General Electric shares were under pressure Tuesday after longtime J.P. Morgan analyst Stephen Tusa said to avoid the stock into earnings later this month.
“We think the recent stock move is built upon an expectation of more certainty in the path forward,” Tusa wrote in a note. The stock has soared more than 30 percent from its infamous $6.66 level hit last month. “If we don’t get [something] tangible … it will reinforce the bear case that there is no concrete silver bullet plan.”
The note comes a day after William Blair said the end of the apocalypse for the company whose stock has been bludgeoned over the last two years is finally here.
Despite the mixed messages on Wall Street, at least one trader thinks there are gains to be had over the next year.
On Monday, an options trader made a large bet that GE would be back above $10 per share by the beginning of next year. Specifically, that trader bought 11,000 January 2020 expiration 10-calls for $1.23 per contract. Since each options contract accounts for 100 shares of stock, this is a $1.35 million wager that GE will rise above $11.23, or a 27 percent rally, by January 2020.
Dan Nathan of Risk Reversal Advisors wasn’t quite as bullish as that trader, saying that even though good news might be on the way for GE, positivity will inspire longtime holders to exit the stock rather than hold onto it.
“There’s still an awful lot of technical resistance [on this stock]. Almost anybody who did not buy this stock in the last couple of weeks is down money, and they’re going to be looking for opportunities to get out, at some point, with a little liquidity on any good news,” Nathan said Monday on CNBC’s “Fast Money.”

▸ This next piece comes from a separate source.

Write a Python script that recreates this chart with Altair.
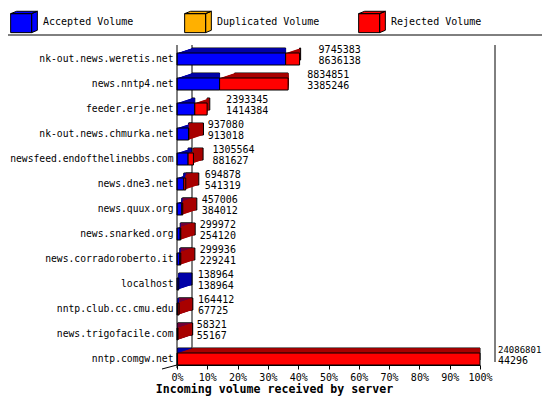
import altair as alt
import pandas as pd

servers = ["nk-out.news.weretis.net", "news.nntp4.net", "feeder.erje.net",
    "nk-out.news.chmurka.net", "newsfeed.endofthelinebbs.com", "news.dne3.net",
    "news.quux.org", "news.snarked.org", "news.corradoroberto.it", "localhost",
    "nntp.club.cc.cmu.edu", "news.trigofacile.com", "nntp.comgw.net"]
offered = [9745383, 8834851, 2393345, 937080, 1305564, 694878, 457006,
    299972, 299936, 138964, 164412, 58321, 24086801]
accepted = [8636138, 3385246, 1414384, 913018, 881627, 541319, 384012,
    254120, 229241, 138964, 67725, 55167, 44296]
duplicated = [0, 0, 0, 0, 0, 0, 0, 0, 0, 0, 0, 0, 0]

segments = ["Accepted Volume", "Duplicated Volume", "Rejected Volume"]
front_colors = ["#0000ff", "#ffb000", "#ff0000"]
dark_colors = ["#0000a8", "#a87400", "#a80000"]
pct_ticks = [0, 0.1, 0.2, 0.3, 0.4, 0.5, 0.6, 0.7, 0.8, 0.9, 1.0]

FONT = "DejaVu Sans Mono"
W, H = 303, 325
DX, DY, STEPS = 15, 5, 15
BAR = 12
# little cube for the legend: front face, top face, side face
CUBE = ("M-1,-0.622H0.573V0.8H-1Z"
    "M-1,-0.622L-0.551,-0.8H1L0.573,-0.622Z"
    "M0.573,-0.622L1,-0.8V0.622L0.573,0.8Z")

def build_frames():
    top = max(offered)
    rows = []
    for s, off, acc, dup in zip(servers, offered, accepted, duplicated):
        rej = off - acc - dup
        start = 0
        for seg, val, dark in zip(segments, [acc, dup, rej], dark_colors):
            if val > 0:
                rows.append({"server": s, "segment": seg, "x0": start / top,
                    "x1": (start + val) / top, "dark": dark})
            start += val
    bars = pd.DataFrame(rows)
    labels = pd.DataFrame({"server": servers, "share": [o / top for o in offered],
        "offered": offered, "accepted": accepted})
    return bars, labels

bars, labels = build_frames()

# same axis objects in every layer so that the layers agree
x_axis = alt.Axis(format = ".0%", values = pct_ticks, grid = False, domainColor = "black",
    tickColor = "black", tickSize = 4, labelFlush = False, labelFont = FONT, labelFontSize = 10,
    labelColor = "black", labelPadding = 3, offset = -6.5,
    title = "Incoming volume received by server", titleFont = FONT, titleFontSize = 11.6,
    titleFontWeight = "bold", titleColor = "black", titleX = 97, titleY = 24,
    titleAlign = "center", titleBaseline = "middle")
y_axis = alt.Axis(title = None, domain = False, ticks = False, tickSize = 0, labelPadding = 4,
    labelFont = FONT, labelFontSize = 9.7, labelColor = "black", labelLimit = 300)
x_scale = alt.Scale(domain = [0, 1])
y_enc = alt.Y("server:N", sort = servers, scale = alt.Scale(paddingInner = 0, paddingOuter = 0), axis = y_axis)

def xq(field):
    return alt.X(field, scale = x_scale, axis = x_axis)

# extrusion: slices from the back to the front, darker shade
layers = []
for k in range(STEPS, 0, -1):
    extra = {"stroke": "black", "strokeWidth": 1} if k == STEPS else {"strokeWidth": 0}
    layers.append(alt.Chart(bars).mark_bar(size = BAR, xOffset = k * DX / STEPS,
        yOffset = -k * DY / STEPS, opacity = 1, **extra).encode(
        x = xq("x0:Q"), x2 = "x1:Q", y = y_enc, color = alt.Color("dark:N", scale = None)))

front = alt.Chart(bars).mark_bar(size = BAR, stroke = "black", strokeWidth = 1, opacity = 1).encode(
    x = xq("x0:Q"), x2 = "x1:Q", y = y_enc,
    color = alt.Color("segment:N", scale = alt.Scale(domain = segments, range = front_colors),
        legend = alt.Legend(title = None, orient = "none", legendX = -167, legendY = -38.7,
            direction = "horizontal", columns = 3, gridAlign = "all", columnPadding = 36,
            symbolType = CUBE, symbolSize = 713, symbolStrokeColor = "black",
            symbolStrokeWidth = 1, symbolOpacity = 1, labelFont = FONT, labelFontSize = 10,
            labelColor = "black", labelOffset = 5, padding = 0)))

def value_text(field, dy, cond, dx, size):
    return alt.Chart(labels).transform_filter(cond).mark_text(align = "left", baseline = "middle",
        dx = dx, dy = dy, font = FONT, fontSize = size, color = "black").encode(
        x = xq("share:Q"), y = y_enc, text = alt.Text(field, format = "d"))

# the longest bar has its numbers squeezed a little so they stay on the page
texts = [value_text("offered:Q", -9, "datum.share < 0.9", 19, 10),
    value_text("accepted:Q", 2, "datum.share < 0.9", 19, 10),
    value_text("offered:Q", -9, "datum.share >= 0.9", 18, 9),
    value_text("accepted:Q", 2, "datum.share >= 0.9", 18, 10)]

edges = pd.DataFrame({"edge": [0, 1]})
back_wall = alt.Chart(edges).mark_rule(color = "black", xOffset = DX).encode(
    x = xq("edge:Q"), y = alt.value(-1.5), y2 = alt.value(315.5))
front_wall = alt.Chart(edges.head(1)).mark_rule(color = "black").encode(
    x = xq("edge:Q"), y = alt.value(-1.5), y2 = alt.value(321.5))
floor_edge = alt.Chart(edges.head(1)).mark_rule(color = "black").encode(
    x = alt.value(-15), y = alt.value(322.5), x2 = alt.value(0), y2 = alt.value(318.5))
divider = alt.Chart(edges.head(1)).mark_rule(color = "black").encode(
    x = alt.value(-169), x2 = alt.value(365), y = alt.value(-11.5))

chart = alt.layer(back_wall, *layers, front, front_wall, floor_edge, *texts, divider).properties(
    width = W, height = H, autosize = "none", background = "white",
    padding = {"left": 169, "top": 38.5, "right": 62, "bottom": 25.5}
).configure_view(stroke = None)

chart.save("out.html", embed_options = {"renderer": "svg", "actions": False})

“It’s a virtuous cycle,” Karen Finerman, president of Metropolitan Capital, said on “Fast Money.” “As the stock trades higher, people are going to feel more confident in the name, it will be easier to roll over debt that they have. So, I have some 2020 leaps, I think there’s a reasonable shot that they do it.”
Tim Seymour, chief investment officer at Seymour Asset Management, also said the end of a long, continuous sell-off is probably over for GE. “I just think the trading in this stock has gotten to a place where, really, you’ve exhausted the active sellers,” he said on “Fast Money.”
Shares of GE were down more than 2 percent midafternoon Tuesday.